In the past year or 2, I have come to realize who I am – a minimalist.
I don't want to keep stuff I don't need. You won't see my garage full of junk; it's used for what it's intended – cars.
I trace my minimalist origins to my grandmother, who came of age during the Great Depression, the generation that hid money underneath their mattresses. She saved just about everything. After she died in 1990, I counted 100 combs and 35 purses in her possession. (Maybe those numbers have grown in my mind over the years, but you get the point.)
After clearing her house, I vowed never to become a pack rat.
I extend my minimalist philosophy to my wallet. I long for it to be filled to the maximum with money, but it isn't. What I don't want is a lot of needless cards in it.
But stores aren't making that easy. It seems like every place offers you some sort of card that entitles you to discounts. These supposedly exclusive deals seem much less so when a cashier offers a cardless customer the use of a card on hand to get the discounts.
Many stores also promote their credit cards. Why do I want another one? To bring on more debt?
These credit cards can be hard to resist, and I've fallen for them. Often, you get a certain amount off your purchase price if you sign up for a card.

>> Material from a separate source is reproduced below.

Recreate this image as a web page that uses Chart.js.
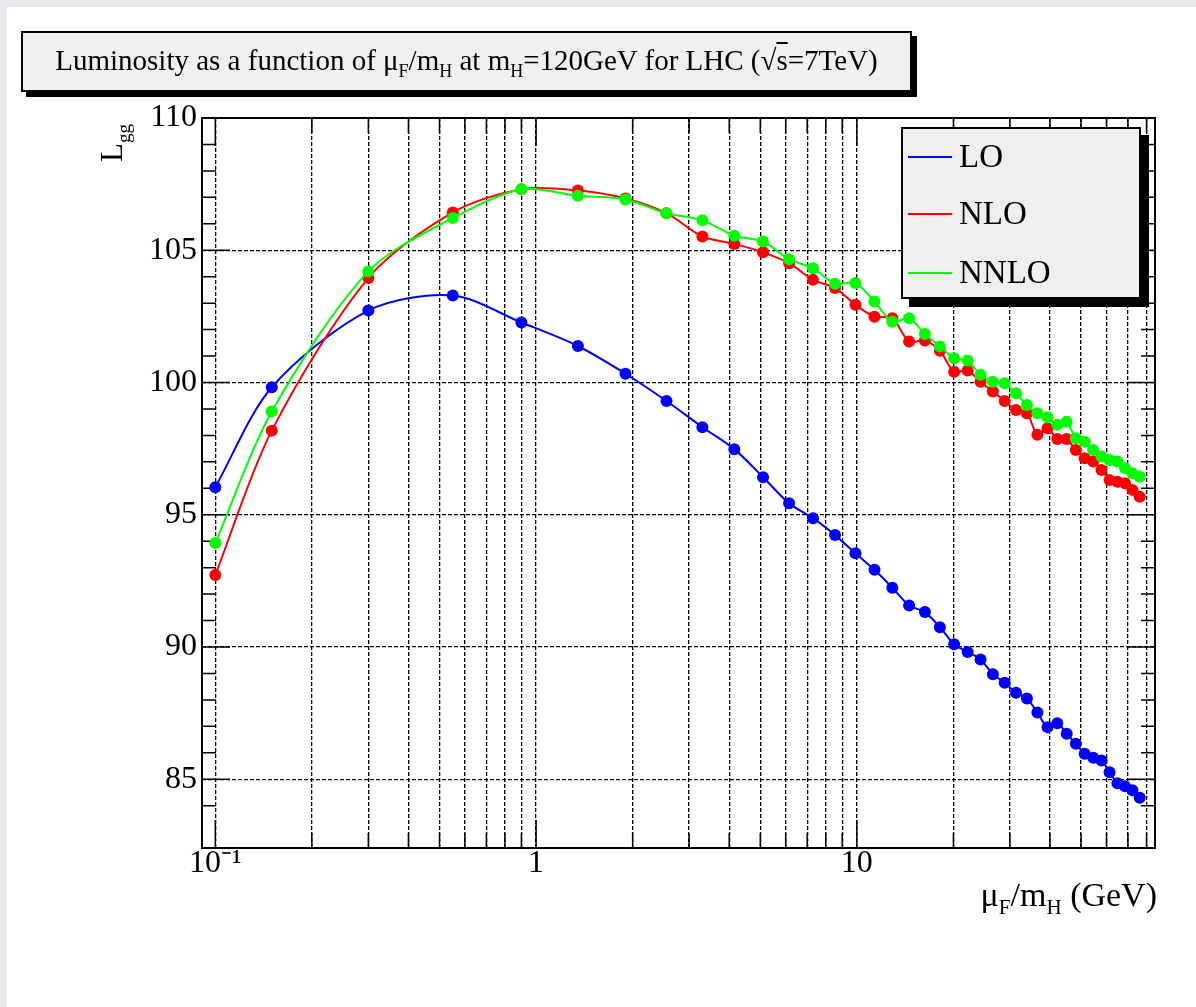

Don't you remember the days when you could walk into a store and enjoy the discounts, without a card? Actually, those days are still here. America's largest retailer, Walmart, has yet to get a special card. Maybe that will persuade others to do away with theirs.
One thing these cards probably do is track your purchases, helping stores better market their products.
What it does for customers is load up their wallets. In recent months, I have relented to pitches for discount cards at Kroger and Walgreens.
I justify my weakness by arguing that such cards are actually in accord with my minimalism. After all, the deals I get minimize the impact on my pocketbook.